Figures du féminin
Catherine Chalier
Editions Des femmes
C’est l’ouvrage d’un professeur, et bien sûr d’une femme, sensible à l’existence d' »une ineffaçable asymétrie ». C’est un ouvrage de philosophe. La condition féminine est vue à travers aussi bien le Talmud que les philosophes juifs, héritiers de la psychanalyse. Tant d’éminents parrainages n’autorisent pas le moindre « déjà vu » en renfort, mais les auditeurs du récent hommage à Levinas rendu par Passages l’an dernier retrouveront quelques-uns des propos qui y furent tenus. On remarque que l’éditeur (e) a confié à l’auteur elle-même le soin de rédiger la quatrième de couverture : est-ce la crainte qu’elle soit trahie en étant traduite ? Voici donc un rude exercice que de raconter ce livre sans que la brièveté vaille distorsion. On n’est pas surpris que l’hébreu (que nombre de nos lecteurs ne connaissent pas plus que l’auteur de ces lignes) soit appelé pour des précisions de langage où le profane doit se plonger. Et il s’y plonge avec plaisir.
Tout philosophe se heurte à ce qui n’est pas réductible à l’ensemble des concepts avec lesquels il a construit l’ordre auquel l’Être se range. Et l’Autre ne peut être que d’une « extériorité absolue » par rapport à ces concepts. Autre est la miséricorde des entrailles maternelles qui précède l’essence. (Levinas relie l’hébreu Rakhamin, miséricorde, et Rekhem, utérus.) L’aimée est contradiction. L’amant ne peut que se heurter à un « moins que rien » doux, généreux et passif (n’ayant pas choisi le fonctionnement du corps auquel elle est nouée), un visage « sans forme » car seul le crée son regard à lui, un savoir qu’elle a de l’enfant conçu « mien et non-mien », car, pour lui, le don de la vie est oeuvre au masculin. Les temps masculin et féminin se bousculent sans aller ensemble, celui de l’amant celui de l’aimée, celui prévu de l’enfant : « diachronie irréductible ».
Iche désigne l’homme, « prototype de l’humain » comme dans diverses langues et grammaires, Icha, la femme assujettie par le nom après l’avoir été par le corps. Catherine Chalier se pose la question : « Est-ce outrage à la pensée du philosophe que d’énoncer au féminin un acte éthique ? » Difficile, quand tout au long du livre on revient constamment à Levinas. Levinas, né en 1906, a connu une époque de relatif silence de l’Autre, il a toujours réfuté que l’extase amoureuse soit un échange (ou une appropriation, elle ne résout pas l’angoisse : l’auteur rappelle que Platon déjà refutait le mythe de l’androgyne).

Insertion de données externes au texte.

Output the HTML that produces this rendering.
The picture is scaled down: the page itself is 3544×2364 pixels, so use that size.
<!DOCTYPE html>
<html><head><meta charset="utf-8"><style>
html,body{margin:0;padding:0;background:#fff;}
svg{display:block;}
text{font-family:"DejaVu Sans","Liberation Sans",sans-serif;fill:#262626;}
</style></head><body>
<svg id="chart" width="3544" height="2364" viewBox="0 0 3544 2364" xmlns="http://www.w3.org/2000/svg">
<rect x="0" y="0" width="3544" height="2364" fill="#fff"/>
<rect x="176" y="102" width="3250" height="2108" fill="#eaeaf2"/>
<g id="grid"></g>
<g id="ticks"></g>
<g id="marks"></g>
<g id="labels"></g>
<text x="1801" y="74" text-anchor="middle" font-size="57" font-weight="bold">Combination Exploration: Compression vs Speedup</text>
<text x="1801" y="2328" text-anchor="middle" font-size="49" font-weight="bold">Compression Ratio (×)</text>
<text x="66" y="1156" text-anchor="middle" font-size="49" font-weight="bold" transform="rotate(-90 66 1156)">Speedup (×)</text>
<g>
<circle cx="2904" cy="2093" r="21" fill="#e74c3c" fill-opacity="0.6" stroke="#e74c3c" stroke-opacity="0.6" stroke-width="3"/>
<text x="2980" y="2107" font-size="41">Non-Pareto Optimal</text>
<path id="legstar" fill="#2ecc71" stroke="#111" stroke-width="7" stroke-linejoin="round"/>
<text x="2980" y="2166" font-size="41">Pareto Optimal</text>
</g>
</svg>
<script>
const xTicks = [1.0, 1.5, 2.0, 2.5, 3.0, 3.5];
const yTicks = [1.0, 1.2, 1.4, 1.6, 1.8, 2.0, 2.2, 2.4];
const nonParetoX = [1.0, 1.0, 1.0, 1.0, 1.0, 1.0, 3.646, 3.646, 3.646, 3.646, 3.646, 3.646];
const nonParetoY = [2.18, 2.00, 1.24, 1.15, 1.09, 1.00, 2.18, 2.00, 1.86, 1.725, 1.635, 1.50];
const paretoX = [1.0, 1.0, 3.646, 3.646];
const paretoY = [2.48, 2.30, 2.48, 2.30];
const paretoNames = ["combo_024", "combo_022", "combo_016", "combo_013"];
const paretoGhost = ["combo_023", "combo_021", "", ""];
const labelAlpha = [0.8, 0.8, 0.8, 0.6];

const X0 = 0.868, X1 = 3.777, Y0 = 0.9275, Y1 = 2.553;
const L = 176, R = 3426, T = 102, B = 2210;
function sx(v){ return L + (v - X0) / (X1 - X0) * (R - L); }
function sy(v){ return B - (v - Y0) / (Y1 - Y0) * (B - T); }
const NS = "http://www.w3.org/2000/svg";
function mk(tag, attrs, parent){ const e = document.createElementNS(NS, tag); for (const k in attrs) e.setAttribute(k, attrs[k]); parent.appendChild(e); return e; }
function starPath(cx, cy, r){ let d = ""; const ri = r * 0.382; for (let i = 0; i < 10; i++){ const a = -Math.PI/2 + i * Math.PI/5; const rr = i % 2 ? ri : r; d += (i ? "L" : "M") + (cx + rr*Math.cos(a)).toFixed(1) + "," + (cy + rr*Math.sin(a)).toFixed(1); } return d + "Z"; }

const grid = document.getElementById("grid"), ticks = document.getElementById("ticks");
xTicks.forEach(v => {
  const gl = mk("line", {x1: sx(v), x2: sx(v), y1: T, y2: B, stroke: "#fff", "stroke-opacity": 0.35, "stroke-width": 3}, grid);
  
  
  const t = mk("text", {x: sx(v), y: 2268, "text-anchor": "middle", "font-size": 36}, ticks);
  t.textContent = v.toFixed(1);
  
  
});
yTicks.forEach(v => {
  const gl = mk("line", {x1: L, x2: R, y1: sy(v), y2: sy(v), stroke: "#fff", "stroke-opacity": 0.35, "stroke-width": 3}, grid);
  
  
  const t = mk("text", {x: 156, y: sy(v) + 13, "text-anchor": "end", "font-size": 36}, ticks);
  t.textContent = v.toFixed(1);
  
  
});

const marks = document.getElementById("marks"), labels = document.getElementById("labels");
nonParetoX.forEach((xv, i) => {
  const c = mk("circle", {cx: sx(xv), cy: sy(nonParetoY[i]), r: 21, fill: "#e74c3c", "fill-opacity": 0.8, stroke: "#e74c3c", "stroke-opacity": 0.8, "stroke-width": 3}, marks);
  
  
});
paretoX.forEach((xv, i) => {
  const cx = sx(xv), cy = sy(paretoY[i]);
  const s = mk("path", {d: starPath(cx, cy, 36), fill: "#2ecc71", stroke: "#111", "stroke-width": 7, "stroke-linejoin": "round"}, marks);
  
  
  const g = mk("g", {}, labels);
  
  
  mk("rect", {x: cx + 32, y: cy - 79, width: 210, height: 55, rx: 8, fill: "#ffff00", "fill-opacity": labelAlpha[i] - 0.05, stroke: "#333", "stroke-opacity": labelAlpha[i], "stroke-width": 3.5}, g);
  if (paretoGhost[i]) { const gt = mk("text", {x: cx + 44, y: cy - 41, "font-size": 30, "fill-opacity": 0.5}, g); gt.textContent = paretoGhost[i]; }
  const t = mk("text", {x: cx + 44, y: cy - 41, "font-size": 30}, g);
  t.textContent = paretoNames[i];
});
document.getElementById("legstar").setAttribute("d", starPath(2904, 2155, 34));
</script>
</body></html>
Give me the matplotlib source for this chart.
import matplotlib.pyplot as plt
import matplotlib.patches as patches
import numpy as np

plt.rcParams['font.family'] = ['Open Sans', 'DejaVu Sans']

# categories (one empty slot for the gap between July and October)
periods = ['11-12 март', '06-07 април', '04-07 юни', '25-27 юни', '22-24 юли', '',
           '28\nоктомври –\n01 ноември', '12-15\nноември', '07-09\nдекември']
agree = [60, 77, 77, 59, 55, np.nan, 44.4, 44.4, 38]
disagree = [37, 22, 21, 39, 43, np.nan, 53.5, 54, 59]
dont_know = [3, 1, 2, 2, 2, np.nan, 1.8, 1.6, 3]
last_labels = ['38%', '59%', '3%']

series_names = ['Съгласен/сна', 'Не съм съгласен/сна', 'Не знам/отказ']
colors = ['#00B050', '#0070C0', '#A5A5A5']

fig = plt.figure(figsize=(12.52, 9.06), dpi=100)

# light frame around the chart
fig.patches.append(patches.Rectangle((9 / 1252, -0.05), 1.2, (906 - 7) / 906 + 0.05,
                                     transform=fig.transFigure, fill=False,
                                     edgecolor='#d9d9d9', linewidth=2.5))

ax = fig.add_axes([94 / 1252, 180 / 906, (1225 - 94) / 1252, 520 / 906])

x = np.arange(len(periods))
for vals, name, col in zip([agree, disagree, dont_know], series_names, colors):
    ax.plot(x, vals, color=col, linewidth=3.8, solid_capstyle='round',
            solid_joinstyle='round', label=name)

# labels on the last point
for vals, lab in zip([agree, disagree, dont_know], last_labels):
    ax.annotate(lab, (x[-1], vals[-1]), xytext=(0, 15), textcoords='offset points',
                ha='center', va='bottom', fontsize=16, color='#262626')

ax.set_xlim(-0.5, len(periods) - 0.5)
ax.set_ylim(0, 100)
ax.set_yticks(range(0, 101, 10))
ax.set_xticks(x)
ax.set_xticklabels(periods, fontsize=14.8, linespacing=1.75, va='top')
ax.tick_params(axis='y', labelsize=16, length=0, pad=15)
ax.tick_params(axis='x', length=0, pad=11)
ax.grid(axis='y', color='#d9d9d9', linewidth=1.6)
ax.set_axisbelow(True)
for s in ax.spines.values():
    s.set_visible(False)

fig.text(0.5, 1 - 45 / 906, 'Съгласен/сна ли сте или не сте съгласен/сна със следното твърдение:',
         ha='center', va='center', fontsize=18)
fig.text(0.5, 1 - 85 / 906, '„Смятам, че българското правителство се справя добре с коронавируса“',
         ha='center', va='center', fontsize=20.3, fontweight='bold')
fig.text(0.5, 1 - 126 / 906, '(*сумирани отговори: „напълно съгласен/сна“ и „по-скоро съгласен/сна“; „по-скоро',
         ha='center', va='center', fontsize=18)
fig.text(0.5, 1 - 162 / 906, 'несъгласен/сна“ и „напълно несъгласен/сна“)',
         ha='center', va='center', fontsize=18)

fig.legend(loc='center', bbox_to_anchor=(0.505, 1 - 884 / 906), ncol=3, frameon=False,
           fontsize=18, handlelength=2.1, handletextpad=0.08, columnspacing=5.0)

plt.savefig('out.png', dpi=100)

Il y reste solitaire, n’en voit que la finalité : « Avoir un fils ». Pense t-il à d’autres maîtres qu’il a étudiés en philosophie s’exprimant sur les arts et les sciences ? Il déclare, fidèle à la Bible, que la seule création pour lui est d’une génération nouvelle.
Mais il y a un féminin, cet « il y a » peut, s’il est reconnu, être riche de recherches et de découvertes. C’est le travail accompli dans ce livre. J.P.